#### Written request:
Reproduce, please, the span of lines beginning at the line with "Output the web" and ending at the line with "const arcs = d3.pie().sort(null).value(d", inclusive, minus any pictures.

#### Records to use:
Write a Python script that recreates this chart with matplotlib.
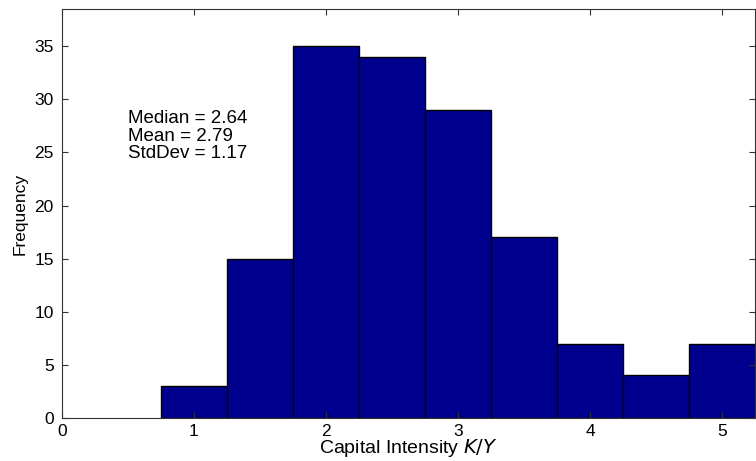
--
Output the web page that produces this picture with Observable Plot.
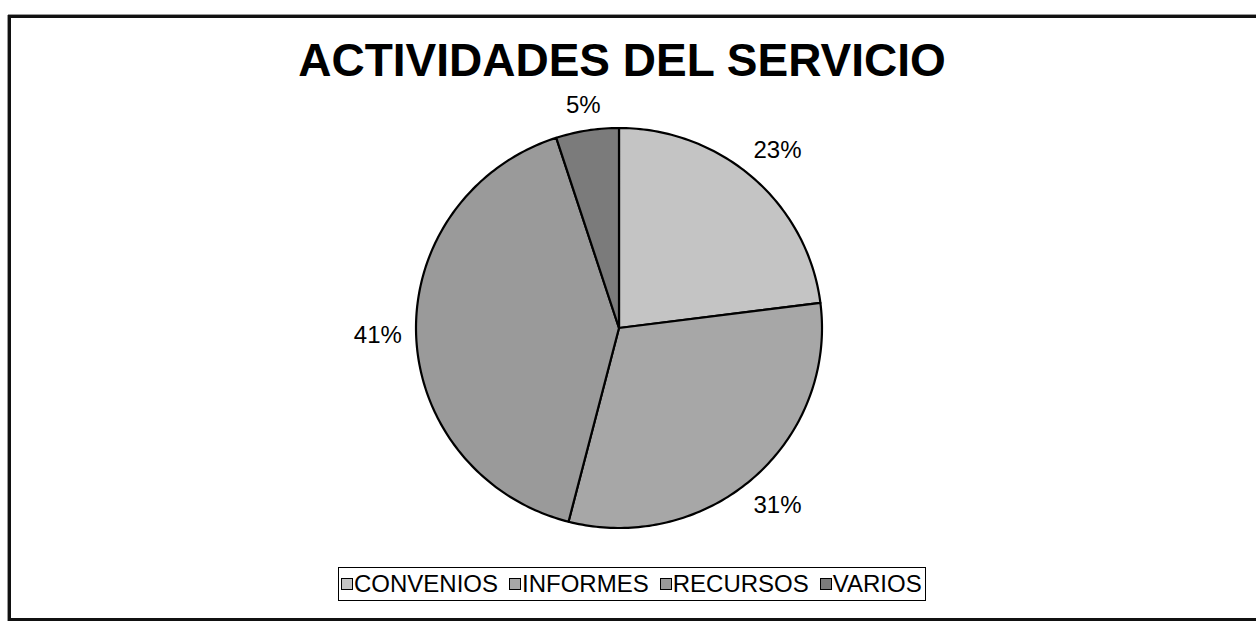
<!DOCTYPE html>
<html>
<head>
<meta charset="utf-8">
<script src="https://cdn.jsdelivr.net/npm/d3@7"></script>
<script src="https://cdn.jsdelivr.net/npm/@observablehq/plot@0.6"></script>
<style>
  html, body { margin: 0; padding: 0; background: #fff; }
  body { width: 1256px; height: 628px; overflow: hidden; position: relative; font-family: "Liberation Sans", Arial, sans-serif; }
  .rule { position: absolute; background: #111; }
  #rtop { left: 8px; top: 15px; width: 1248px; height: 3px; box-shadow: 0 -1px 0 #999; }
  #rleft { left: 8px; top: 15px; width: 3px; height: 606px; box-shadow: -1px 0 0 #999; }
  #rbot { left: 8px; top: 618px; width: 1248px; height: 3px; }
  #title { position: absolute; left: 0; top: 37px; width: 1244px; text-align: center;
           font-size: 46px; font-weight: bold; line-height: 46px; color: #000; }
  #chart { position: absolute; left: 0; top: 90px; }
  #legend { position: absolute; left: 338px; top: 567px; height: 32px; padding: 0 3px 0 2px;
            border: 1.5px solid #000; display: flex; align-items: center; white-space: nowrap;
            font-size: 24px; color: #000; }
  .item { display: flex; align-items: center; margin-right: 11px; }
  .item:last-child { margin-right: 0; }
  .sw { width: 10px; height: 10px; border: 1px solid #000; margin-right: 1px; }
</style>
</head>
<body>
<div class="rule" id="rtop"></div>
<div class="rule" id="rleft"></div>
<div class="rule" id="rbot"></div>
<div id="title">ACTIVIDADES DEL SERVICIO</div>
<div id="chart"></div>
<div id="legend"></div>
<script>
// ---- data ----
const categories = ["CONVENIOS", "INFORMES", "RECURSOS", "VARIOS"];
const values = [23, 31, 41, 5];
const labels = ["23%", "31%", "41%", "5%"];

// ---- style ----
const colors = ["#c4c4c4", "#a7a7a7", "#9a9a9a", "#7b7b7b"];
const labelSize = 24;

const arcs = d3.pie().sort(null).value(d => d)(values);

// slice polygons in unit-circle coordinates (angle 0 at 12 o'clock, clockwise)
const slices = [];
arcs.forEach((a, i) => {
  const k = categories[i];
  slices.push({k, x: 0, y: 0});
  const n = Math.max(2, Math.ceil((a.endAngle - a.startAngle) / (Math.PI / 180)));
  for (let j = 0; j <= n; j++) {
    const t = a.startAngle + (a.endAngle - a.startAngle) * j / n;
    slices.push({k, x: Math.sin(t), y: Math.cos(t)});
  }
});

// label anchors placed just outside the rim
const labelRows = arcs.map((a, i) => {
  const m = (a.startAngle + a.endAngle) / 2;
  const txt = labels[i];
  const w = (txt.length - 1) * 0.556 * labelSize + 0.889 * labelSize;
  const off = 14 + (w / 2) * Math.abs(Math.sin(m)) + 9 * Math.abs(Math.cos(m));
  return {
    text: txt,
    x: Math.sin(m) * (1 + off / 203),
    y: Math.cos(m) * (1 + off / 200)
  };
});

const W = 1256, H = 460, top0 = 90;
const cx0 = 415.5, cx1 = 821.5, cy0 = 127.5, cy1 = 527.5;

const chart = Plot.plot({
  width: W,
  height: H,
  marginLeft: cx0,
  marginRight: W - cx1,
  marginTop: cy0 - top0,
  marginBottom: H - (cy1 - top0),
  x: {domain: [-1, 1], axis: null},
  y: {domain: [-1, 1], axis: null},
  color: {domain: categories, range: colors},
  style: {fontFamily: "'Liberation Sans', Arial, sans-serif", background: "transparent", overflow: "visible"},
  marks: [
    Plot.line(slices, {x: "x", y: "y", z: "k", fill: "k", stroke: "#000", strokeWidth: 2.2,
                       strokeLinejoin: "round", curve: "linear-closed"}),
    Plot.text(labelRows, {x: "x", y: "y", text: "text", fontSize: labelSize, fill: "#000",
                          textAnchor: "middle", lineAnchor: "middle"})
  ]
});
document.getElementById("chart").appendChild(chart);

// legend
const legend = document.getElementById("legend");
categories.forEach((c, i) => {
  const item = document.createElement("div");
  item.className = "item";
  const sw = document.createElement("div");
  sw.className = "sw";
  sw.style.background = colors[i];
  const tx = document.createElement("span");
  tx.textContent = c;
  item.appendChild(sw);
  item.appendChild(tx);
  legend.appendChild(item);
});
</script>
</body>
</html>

#### Task result:
Output the web page that produces this picture with Observable Plot.
<!DOCTYPE html>
<html>
<head>
<meta charset="utf-8">
<script src="https://cdn.jsdelivr.net/npm/d3@7"></script>
<script src="https://cdn.jsdelivr.net/npm/@observablehq/plot@0.6"></script>
<style>
  html, body { margin: 0; padding: 0; background: #fff; }
  body { width: 1256px; height: 628px; overflow: hidden; position: relative; font-family: "Liberation Sans", Arial, sans-serif; }
  .rule { position: absolute; background: #111; }
  #rtop { left: 8px; top: 15px; width: 1248px; height: 3px; box-shadow: 0 -1px 0 #999; }
  #rleft { left: 8px; top: 15px; width: 3px; height: 606px; box-shadow: -1px 0 0 #999; }
  #rbot { left: 8px; top: 618px; width: 1248px; height: 3px; }
  #title { position: absolute; left: 0; top: 37px; width: 1244px; text-align: center;
           font-size: 46px; font-weight: bold; line-height: 46px; color: #000; }
  #chart { position: absolute; left: 0; top: 90px; }
  #legend { position: absolute; left: 338px; top: 567px; height: 32px; padding: 0 3px 0 2px;
            border: 1.5px solid #000; display: flex; align-items: center; white-space: nowrap;
            font-size: 24px; color: #000; }
  .item { display: flex; align-items: center; margin-right: 11px; }
  .item:last-child { margin-right: 0; }
  .sw { width: 10px; height: 10px; border: 1px solid #000; margin-right: 1px; }
</style>
</head>
<body>
<div class="rule" id="rtop"></div>
<div class="rule" id="rleft"></div>
<div class="rule" id="rbot"></div>
<div id="title">ACTIVIDADES DEL SERVICIO</div>
<div id="chart"></div>
<div id="legend"></div>
<script>
// ---- data ----
const categories = ["CONVENIOS", "INFORMES", "RECURSOS", "VARIOS"];
const values = [23, 31, 41, 5];
const labels = ["23%", "31%", "41%", "5%"];

// ---- style ----
const colors = ["#c4c4c4", "#a7a7a7", "#9a9a9a", "#7b7b7b"];
const labelSize = 24;

const arcs = d3.pie().sort(null).value(d => d)(values);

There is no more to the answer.